I hope Commissioners Laurel and Alunan will thoroughly execute the responsibility imposed upon them by this Executive Order. Our production is not enough to supply our consumption. Consequently, every effort must be exerted towards increasing food production. Contrary to the general public opinion, the Naric has nothing to do with production. It has never had anything to do with it in the past and it still has nothing to do with it. Naric merely takes care of procurement, price-fixing and distribution.


May 13, 1942

When it rains, it pours. Another attack against Naric men in Pangasinan. This time Ramon Villasanta, special cashier and disbursing officer in Rosales was held up. ₱5,000, office funds, was taken from him.

The following is his report:

“On Sunday night, May 10th, I slept in Cuyapo, Nueva Ecija. The following morning, I went back to Rosales by calesa. When I arrived at our office premises, I noticed that the office was not yet open and it was past 8 o’clock. This was strange. The office usually opens at seven. I inquired why. Mr. Ernesto Mateo, bookkeeper, told me the story of Mr. Ueno’s death and how Tongson left for Tarlac to report the matter.

“Now there had been previous threats that the Naric office would be raided. Therefore to play safe, I decided to transfer the office cash amounting to ₱5,000 to Tarlac for safe-keeping. For this reason, I entered the office by the back door. The key was in Mr. Castillo’s possession. Castillo is the warehouseman. I opened the safe, took the money, showed it to Mr. Mateo, and then I secretly deposited it in my bag which contained my clothes.

“At about 9 o’clock the same morning, Mr. Mateo and myself, accompanied by our cargadores, five of them, left for Cuyapo following the railroad track. I decided to take this road because it is on an open country and no place where bad characters may hide. Besides it is parallel to the provincial road.

“At about noontime, we suddenly heard a gunshot. Then four armed men appeared from behind the elevations on the side of the railroad tracks and confronted us with guns, one covering me, pointing his gun at my heart. Then they took our baggages including that which contained the ₱5,000 and one of them said he did not want to see our faces again.

“The first person I met in Tarlac was Mr. Ballesteros. He asked me: ‘Did you bring the money? Where’s the cash?’ Then I told him what happened.
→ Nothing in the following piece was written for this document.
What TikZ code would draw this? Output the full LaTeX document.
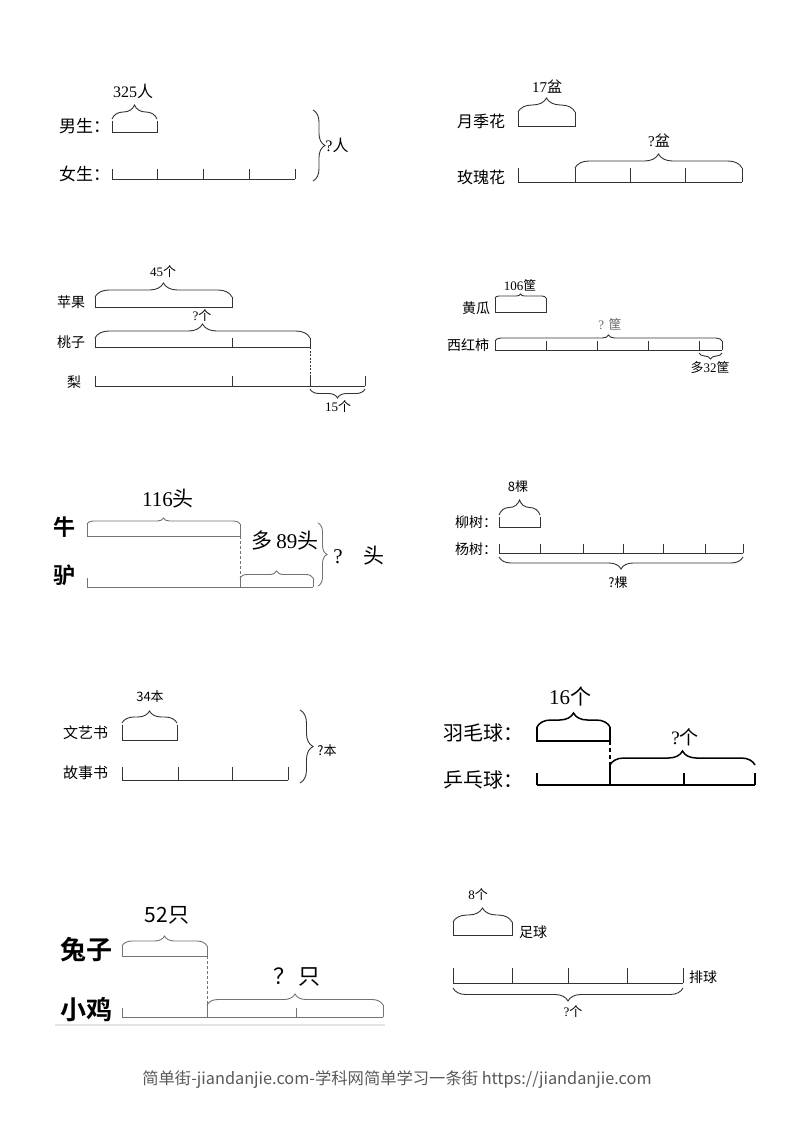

I also reminded him that it was his instruction and Mr. Ueno’s that I should never leave cash in the safe.”

Submitted Villasanta’s report to the Japanese Supervisor. Recommended that the ₱5,000 stolen be taken up under profit and loss and that Mr. Villasanta be exonerated. I also moved that he be given reasonable reimbursement for the clothing and personal properties he lost while in line of duty.

My son Vic is improving in tennis. He practices with Ampon, national champ. The girls too play every afternoon.

Read Noli Me Tangere. My blood boiled reading the abuses committed by Spanish authorities.

Someone should write another Noli Me Tangere today.